> **DATA EXCERPT**:
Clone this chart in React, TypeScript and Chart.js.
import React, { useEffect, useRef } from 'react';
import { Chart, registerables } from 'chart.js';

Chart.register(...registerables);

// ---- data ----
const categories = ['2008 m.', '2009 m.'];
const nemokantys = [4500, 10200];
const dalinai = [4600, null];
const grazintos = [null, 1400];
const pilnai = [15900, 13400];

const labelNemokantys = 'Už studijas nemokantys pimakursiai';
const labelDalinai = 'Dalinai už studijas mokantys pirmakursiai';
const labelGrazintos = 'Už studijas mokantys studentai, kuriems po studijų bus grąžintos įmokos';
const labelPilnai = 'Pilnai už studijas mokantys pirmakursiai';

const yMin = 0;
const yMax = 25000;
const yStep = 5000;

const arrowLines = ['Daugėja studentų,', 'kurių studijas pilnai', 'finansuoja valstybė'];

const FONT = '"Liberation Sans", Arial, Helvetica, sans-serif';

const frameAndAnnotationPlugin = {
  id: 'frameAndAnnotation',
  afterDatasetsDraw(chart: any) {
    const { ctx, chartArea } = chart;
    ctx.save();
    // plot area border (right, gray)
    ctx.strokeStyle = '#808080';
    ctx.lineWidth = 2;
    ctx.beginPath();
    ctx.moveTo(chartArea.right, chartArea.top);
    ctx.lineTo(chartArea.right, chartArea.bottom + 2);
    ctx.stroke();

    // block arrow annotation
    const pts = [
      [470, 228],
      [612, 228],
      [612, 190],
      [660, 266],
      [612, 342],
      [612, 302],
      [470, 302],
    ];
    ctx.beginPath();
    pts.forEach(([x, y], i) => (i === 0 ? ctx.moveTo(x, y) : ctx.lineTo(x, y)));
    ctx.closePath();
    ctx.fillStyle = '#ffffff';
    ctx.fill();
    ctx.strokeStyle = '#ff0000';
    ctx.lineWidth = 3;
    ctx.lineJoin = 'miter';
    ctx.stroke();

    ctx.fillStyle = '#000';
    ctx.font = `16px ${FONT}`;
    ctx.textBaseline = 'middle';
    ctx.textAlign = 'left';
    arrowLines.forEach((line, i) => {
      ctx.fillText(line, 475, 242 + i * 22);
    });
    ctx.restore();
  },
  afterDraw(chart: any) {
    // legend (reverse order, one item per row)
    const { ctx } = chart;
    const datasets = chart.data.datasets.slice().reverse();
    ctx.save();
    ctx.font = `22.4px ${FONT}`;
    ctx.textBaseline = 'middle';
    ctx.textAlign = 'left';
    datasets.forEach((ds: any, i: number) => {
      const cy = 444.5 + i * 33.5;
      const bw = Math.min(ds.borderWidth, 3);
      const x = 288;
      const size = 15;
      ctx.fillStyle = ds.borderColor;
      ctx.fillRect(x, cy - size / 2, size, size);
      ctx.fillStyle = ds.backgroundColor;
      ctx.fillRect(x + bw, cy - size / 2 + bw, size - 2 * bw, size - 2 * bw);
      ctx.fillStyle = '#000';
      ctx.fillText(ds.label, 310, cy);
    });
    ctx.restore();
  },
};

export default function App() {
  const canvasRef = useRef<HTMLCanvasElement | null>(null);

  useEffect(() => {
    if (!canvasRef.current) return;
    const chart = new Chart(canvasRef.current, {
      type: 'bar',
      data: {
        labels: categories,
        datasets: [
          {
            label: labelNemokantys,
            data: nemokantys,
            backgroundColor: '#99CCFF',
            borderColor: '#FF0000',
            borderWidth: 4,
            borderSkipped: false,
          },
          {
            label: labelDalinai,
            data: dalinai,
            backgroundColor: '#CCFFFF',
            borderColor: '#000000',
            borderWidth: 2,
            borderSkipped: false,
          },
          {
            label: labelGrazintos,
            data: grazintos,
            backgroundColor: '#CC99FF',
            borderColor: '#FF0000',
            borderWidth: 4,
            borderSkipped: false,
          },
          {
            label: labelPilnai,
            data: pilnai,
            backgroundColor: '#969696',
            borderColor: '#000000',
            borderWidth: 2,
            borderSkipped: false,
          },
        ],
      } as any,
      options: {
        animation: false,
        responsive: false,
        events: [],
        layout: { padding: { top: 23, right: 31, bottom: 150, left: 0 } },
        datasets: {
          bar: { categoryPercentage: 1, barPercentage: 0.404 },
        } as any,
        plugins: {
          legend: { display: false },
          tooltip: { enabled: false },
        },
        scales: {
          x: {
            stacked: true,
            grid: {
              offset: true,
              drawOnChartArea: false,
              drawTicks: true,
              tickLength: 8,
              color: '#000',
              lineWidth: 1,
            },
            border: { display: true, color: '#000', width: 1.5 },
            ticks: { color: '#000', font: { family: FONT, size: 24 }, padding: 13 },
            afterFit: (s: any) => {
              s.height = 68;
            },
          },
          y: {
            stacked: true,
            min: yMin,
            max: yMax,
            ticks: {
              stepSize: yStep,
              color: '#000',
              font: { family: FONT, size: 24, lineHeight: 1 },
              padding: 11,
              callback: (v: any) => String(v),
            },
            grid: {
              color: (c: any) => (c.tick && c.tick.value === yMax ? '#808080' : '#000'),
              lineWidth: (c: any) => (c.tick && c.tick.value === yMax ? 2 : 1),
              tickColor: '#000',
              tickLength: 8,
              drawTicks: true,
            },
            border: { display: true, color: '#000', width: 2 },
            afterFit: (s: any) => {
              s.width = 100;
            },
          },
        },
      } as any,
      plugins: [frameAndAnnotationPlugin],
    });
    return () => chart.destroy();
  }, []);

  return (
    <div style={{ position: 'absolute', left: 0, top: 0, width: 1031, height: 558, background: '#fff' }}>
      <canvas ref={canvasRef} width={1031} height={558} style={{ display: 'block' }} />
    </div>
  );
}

> **WHAT YOU WILL DO**:
Retype all of the material above with every character intact.

> **SOLUTION TO THIS EXERCISE**:
Clone this chart in React, TypeScript and Chart.js.
import React, { useEffect, useRef } from 'react';
import { Chart, registerables } from 'chart.js';

Chart.register(...registerables);

// ---- data ----
const categories = ['2008 m.', '2009 m.'];
const nemokantys = [4500, 10200];
const dalinai = [4600, null];
const grazintos = [null, 1400];
const pilnai = [15900, 13400];

const labelNemokantys = 'Už studijas nemokantys pimakursiai';
const labelDalinai = 'Dalinai už studijas mokantys pirmakursiai';
const labelGrazintos = 'Už studijas mokantys studentai, kuriems po studijų bus grąžintos įmokos';
const labelPilnai = 'Pilnai už studijas mokantys pirmakursiai';

const yMin = 0;
const yMax = 25000;
const yStep = 5000;

const arrowLines = ['Daugėja studentų,', 'kurių studijas pilnai', 'finansuoja valstybė'];

const FONT = '"Liberation Sans", Arial, Helvetica, sans-serif';

const frameAndAnnotationPlugin = {
  id: 'frameAndAnnotation',
  afterDatasetsDraw(chart: any) {
    const { ctx, chartArea } = chart;
    ctx.save();
    // plot area border (right, gray)
    ctx.strokeStyle = '#808080';
    ctx.lineWidth = 2;
    ctx.beginPath();
    ctx.moveTo(chartArea.right, chartArea.top);
    ctx.lineTo(chartArea.right, chartArea.bottom + 2);
    ctx.stroke();

    // block arrow annotation
    const pts = [
      [470, 228],
      [612, 228],
      [612, 190],
      [660, 266],
      [612, 342],
      [612, 302],
      [470, 302],
    ];
    ctx.beginPath();
    pts.forEach(([x, y], i) => (i === 0 ? ctx.moveTo(x, y) : ctx.lineTo(x, y)));
    ctx.closePath();
    ctx.fillStyle = '#ffffff';
    ctx.fill();
    ctx.strokeStyle = '#ff0000';
    ctx.lineWidth = 3;
    ctx.lineJoin = 'miter';
    ctx.stroke();

    ctx.fillStyle = '#000';
    ctx.font = `16px ${FONT}`;
    ctx.textBaseline = 'middle';
    ctx.textAlign = 'left';
    arrowLines.forEach((line, i) => {
      ctx.fillText(line, 475, 242 + i * 22);
    });
    ctx.restore();
  },
  afterDraw(chart: any) {
    // legend (reverse order, one item per row)
    const { ctx } = chart;
    const datasets = chart.data.datasets.slice().reverse();
    ctx.save();
    ctx.font = `22.4px ${FONT}`;
    ctx.textBaseline = 'middle';
    ctx.textAlign = 'left';
    datasets.forEach((ds: any, i: number) => {
      const cy = 444.5 + i * 33.5;
      const bw = Math.min(ds.borderWidth, 3);
      const x = 288;
      const size = 15;
      ctx.fillStyle = ds.borderColor;
      ctx.fillRect(x, cy - size / 2, size, size);
      ctx.fillStyle = ds.backgroundColor;
      ctx.fillRect(x + bw, cy - size / 2 + bw, size - 2 * bw, size - 2 * bw);
      ctx.fillStyle = '#000';
      ctx.fillText(ds.label, 310, cy);
    });
    ctx.restore();
  },
};

export default function App() {
  const canvasRef = useRef<HTMLCanvasElement | null>(null);

  useEffect(() => {
    if (!canvasRef.current) return;
    const chart = new Chart(canvasRef.current, {
      type: 'bar',
      data: {
        labels: categories,
        datasets: [
          {
            label: labelNemokantys,
            data: nemokantys,
            backgroundColor: '#99CCFF',
            borderColor: '#FF0000',
            borderWidth: 4,
            borderSkipped: false,
          },
          {
            label: labelDalinai,
            data: dalinai,
            backgroundColor: '#CCFFFF',
            borderColor: '#000000',
            borderWidth: 2,
            borderSkipped: false,
          },
          {
            label: labelGrazintos,
            data: grazintos,
            backgroundColor: '#CC99FF',
            borderColor: '#FF0000',
            borderWidth: 4,
            borderSkipped: false,
          },
          {
            label: labelPilnai,
            data: pilnai,
            backgroundColor: '#969696',
            borderColor: '#000000',
            borderWidth: 2,
            borderSkipped: false,
          },
        ],
      } as any,
      options: {
        animation: false,
        responsive: false,
        events: [],
        layout: { padding: { top: 23, right: 31, bottom: 150, left: 0 } },
        datasets: {
          bar: { categoryPercentage: 1, barPercentage: 0.404 },
        } as any,
        plugins: {
          legend: { display: false },
          tooltip: { enabled: false },
        },
        scales: {
          x: {
            stacked: true,
            grid: {
              offset: true,
              drawOnChartArea: false,
              drawTicks: true,
              tickLength: 8,
              color: '#000',
              lineWidth: 1,
            },
            border: { display: true, color: '#000', width: 1.5 },
            ticks: { color: '#000', font: { family: FONT, size: 24 }, padding: 13 },
            afterFit: (s: any) => {
              s.height = 68;
            },
          },
          y: {
            stacked: true,
            min: yMin,
            max: yMax,
            ticks: {
              stepSize: yStep,
              color: '#000',
              font: { family: FONT, size: 24, lineHeight: 1 },
              padding: 11,
              callback: (v: any) => String(v),
            },
            grid: {
              color: (c: any) => (c.tick && c.tick.value === yMax ? '#808080' : '#000'),
              lineWidth: (c: any) => (c.tick && c.tick.value === yMax ? 2 : 1),
              tickColor: '#000',
              tickLength: 8,
              drawTicks: true,
            },
            border: { display: true, color: '#000', width: 2 },
            afterFit: (s: any) => {
              s.width = 100;
            },
          },
        },
      } as any,
      plugins: [frameAndAnnotationPlugin],
    });
    return () => chart.destroy();
  }, []);

  return (
    <div style={{ position: 'absolute', left: 0, top: 0, width: 1031, height: 558, background: '#fff' }}>
      <canvas ref={canvasRef} width={1031} height={558} style={{ display: 'block' }} />
    </div>
  );
}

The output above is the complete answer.